#### Records shown:
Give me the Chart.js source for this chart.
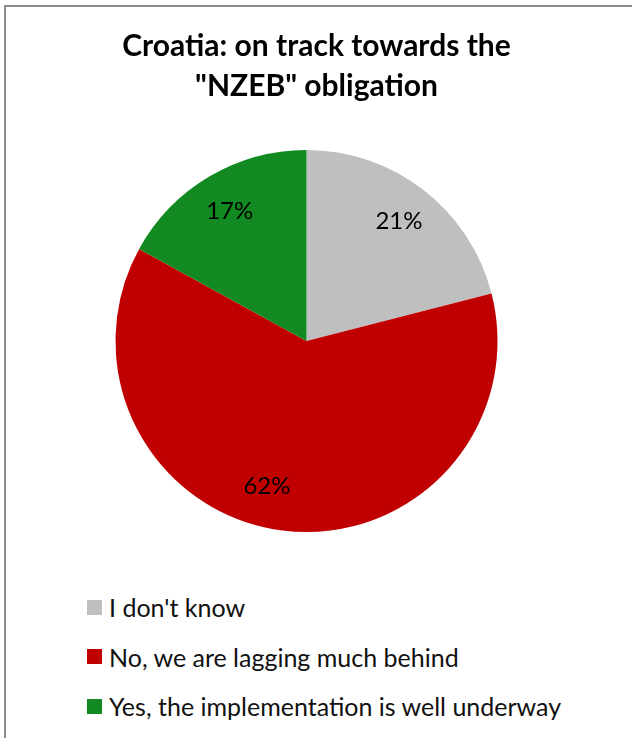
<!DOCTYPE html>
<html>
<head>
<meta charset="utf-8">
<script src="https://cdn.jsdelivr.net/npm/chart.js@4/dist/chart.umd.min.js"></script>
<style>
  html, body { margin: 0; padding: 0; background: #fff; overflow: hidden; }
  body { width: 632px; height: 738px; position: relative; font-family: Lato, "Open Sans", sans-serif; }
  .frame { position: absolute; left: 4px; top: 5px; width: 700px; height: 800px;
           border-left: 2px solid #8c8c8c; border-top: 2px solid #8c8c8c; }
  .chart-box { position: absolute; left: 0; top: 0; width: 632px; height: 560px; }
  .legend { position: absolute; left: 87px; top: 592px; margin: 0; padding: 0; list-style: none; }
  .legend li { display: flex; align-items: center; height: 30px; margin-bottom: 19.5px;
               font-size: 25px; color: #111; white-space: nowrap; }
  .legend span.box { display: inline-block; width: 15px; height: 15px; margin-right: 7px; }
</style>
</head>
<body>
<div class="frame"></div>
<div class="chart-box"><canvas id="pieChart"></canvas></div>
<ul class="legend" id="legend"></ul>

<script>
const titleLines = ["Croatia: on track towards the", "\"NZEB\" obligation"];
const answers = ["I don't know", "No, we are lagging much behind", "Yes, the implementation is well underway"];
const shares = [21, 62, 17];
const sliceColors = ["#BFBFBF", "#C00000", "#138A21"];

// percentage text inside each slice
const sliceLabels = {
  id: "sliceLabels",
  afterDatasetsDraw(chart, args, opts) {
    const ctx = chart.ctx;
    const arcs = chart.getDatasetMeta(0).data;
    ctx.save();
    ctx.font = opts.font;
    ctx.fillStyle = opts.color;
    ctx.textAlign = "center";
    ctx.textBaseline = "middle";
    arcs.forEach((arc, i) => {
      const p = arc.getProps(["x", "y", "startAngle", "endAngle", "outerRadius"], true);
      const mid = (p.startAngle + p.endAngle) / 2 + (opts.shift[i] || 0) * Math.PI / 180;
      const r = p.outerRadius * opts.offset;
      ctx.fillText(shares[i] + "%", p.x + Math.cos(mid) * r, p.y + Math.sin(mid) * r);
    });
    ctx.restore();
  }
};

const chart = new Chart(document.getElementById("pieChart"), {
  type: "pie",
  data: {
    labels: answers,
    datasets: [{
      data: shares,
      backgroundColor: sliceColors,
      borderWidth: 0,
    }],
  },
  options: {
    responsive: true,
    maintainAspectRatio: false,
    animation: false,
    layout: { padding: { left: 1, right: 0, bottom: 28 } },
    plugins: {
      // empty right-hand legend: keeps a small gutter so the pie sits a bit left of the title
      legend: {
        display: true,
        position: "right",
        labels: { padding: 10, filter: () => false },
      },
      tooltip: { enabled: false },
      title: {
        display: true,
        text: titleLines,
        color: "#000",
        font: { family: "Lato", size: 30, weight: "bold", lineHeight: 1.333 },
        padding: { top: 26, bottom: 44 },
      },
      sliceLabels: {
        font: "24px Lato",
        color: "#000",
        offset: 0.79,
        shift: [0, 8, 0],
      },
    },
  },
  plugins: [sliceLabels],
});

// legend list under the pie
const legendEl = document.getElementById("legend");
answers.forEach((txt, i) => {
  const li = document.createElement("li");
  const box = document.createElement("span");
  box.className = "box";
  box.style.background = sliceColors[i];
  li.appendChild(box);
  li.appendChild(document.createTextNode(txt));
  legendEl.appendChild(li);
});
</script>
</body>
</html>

...

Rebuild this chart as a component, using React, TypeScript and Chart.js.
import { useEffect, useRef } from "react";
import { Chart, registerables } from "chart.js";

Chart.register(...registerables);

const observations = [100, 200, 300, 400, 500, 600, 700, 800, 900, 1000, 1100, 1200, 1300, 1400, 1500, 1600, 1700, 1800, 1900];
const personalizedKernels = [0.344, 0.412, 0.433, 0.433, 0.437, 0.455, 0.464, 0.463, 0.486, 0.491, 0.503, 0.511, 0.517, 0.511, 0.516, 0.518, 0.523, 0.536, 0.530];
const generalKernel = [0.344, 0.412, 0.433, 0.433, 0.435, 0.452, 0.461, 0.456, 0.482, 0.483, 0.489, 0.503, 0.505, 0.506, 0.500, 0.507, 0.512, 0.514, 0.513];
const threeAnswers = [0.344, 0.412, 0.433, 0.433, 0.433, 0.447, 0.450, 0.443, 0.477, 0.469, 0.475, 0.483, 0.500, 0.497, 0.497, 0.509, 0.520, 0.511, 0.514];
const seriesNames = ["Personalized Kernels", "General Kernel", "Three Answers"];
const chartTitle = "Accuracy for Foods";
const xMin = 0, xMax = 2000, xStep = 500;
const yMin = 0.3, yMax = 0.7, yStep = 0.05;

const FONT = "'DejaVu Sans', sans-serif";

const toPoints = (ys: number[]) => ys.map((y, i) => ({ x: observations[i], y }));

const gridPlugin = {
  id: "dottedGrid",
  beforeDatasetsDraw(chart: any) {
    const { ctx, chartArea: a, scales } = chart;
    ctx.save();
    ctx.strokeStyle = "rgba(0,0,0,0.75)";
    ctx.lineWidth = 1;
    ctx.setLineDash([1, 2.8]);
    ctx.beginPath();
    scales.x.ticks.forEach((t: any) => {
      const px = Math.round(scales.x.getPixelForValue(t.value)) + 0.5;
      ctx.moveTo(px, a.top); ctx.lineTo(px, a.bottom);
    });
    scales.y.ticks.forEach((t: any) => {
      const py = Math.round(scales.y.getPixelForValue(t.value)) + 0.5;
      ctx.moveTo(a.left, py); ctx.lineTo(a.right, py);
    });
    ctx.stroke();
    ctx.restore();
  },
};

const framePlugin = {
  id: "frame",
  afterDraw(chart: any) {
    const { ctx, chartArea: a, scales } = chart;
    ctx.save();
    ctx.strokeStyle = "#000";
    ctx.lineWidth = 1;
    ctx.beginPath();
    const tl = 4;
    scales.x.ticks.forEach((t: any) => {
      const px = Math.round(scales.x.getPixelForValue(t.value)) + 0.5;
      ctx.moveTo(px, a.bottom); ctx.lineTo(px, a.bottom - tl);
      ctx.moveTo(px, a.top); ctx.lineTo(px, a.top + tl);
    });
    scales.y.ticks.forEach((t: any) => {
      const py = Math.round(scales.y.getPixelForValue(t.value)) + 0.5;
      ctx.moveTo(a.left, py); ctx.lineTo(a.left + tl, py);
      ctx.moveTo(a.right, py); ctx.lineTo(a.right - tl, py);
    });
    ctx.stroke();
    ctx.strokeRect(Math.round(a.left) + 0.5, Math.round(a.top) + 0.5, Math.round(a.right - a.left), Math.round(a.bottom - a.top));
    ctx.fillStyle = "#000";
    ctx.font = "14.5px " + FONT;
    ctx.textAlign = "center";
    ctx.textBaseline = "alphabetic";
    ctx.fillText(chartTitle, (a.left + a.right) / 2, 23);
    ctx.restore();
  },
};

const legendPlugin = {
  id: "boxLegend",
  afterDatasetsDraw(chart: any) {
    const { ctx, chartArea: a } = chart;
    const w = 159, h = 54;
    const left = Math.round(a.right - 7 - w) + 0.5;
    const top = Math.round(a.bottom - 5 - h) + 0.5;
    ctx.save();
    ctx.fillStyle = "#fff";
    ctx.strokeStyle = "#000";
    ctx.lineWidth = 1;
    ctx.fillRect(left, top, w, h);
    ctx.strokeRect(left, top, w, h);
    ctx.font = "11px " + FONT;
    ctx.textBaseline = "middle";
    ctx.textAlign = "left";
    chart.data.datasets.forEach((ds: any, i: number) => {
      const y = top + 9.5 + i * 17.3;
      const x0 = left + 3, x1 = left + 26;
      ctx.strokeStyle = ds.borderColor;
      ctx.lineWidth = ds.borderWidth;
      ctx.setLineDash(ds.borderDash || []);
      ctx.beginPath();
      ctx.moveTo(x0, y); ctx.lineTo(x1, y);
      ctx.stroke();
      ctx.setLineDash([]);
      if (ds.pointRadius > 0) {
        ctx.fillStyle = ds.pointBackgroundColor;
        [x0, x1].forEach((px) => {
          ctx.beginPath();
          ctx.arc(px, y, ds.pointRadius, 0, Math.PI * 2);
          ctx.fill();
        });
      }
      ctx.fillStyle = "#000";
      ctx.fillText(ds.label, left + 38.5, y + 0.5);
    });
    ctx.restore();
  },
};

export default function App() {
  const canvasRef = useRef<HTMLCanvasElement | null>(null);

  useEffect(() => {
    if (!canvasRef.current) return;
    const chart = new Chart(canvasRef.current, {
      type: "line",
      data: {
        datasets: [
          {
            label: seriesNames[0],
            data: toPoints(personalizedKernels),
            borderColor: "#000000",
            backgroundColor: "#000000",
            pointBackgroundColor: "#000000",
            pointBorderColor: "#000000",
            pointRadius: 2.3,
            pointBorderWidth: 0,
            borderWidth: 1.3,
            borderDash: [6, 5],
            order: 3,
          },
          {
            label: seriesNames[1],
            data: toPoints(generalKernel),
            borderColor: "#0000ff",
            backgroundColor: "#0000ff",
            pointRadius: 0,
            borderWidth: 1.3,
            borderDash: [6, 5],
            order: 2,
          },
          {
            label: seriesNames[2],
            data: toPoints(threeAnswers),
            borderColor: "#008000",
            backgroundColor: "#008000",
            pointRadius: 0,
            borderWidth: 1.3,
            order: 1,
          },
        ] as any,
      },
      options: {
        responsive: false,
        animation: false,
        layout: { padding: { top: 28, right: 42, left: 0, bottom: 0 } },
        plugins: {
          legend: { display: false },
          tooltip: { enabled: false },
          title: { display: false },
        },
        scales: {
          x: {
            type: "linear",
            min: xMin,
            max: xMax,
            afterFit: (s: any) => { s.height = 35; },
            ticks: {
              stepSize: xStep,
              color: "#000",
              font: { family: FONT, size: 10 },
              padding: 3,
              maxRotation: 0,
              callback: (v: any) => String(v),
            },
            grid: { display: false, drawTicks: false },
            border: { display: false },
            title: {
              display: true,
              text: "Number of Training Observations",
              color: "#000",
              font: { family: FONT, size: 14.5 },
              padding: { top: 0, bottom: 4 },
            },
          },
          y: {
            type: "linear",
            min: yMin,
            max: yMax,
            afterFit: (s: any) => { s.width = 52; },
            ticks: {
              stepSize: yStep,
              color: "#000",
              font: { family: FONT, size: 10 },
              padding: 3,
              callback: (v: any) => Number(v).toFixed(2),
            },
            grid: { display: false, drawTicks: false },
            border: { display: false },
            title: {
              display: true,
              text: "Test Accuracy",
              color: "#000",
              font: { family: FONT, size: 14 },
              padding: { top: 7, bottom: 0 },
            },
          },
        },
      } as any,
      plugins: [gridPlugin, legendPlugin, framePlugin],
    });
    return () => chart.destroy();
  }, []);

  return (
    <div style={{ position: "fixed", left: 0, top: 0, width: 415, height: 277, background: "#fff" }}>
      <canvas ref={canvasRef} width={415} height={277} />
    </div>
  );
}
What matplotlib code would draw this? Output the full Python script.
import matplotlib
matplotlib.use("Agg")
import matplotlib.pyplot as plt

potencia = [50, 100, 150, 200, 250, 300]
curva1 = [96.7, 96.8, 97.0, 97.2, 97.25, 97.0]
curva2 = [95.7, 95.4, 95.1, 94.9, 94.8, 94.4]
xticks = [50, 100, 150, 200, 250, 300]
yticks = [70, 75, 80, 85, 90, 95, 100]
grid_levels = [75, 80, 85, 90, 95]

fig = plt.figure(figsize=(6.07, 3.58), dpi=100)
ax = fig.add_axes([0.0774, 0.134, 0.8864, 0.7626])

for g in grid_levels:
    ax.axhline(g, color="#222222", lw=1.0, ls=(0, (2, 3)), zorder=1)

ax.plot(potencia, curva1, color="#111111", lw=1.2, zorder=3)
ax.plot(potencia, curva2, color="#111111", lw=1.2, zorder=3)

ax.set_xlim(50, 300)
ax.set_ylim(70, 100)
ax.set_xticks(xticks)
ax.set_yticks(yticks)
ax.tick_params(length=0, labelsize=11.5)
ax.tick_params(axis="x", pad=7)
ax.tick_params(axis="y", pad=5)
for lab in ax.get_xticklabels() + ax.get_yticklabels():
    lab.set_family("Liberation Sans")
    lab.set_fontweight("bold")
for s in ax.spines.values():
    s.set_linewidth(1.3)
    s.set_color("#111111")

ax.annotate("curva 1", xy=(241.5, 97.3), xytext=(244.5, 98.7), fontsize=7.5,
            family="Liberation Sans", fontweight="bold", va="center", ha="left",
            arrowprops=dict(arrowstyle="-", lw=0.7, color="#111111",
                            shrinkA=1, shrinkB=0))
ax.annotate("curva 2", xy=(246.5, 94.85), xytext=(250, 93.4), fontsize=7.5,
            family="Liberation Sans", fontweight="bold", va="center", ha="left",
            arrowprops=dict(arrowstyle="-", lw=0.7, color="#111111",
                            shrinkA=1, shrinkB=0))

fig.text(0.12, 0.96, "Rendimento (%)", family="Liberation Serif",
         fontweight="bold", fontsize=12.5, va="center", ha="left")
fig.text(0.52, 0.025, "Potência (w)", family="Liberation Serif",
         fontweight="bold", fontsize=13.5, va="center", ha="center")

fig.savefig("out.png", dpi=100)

#### Written task:
Exactly and exclusively, reproduce the lines that start at the line containing "Rebuild this chart" and end at the line containing "Chart.register(...registerables);", inclusive of both.

#### In response:
Rebuild this chart as a component, using React, TypeScript and Chart.js.
import { useEffect, useRef } from "react";
import { Chart, registerables } from "chart.js";

Chart.register(...registerables);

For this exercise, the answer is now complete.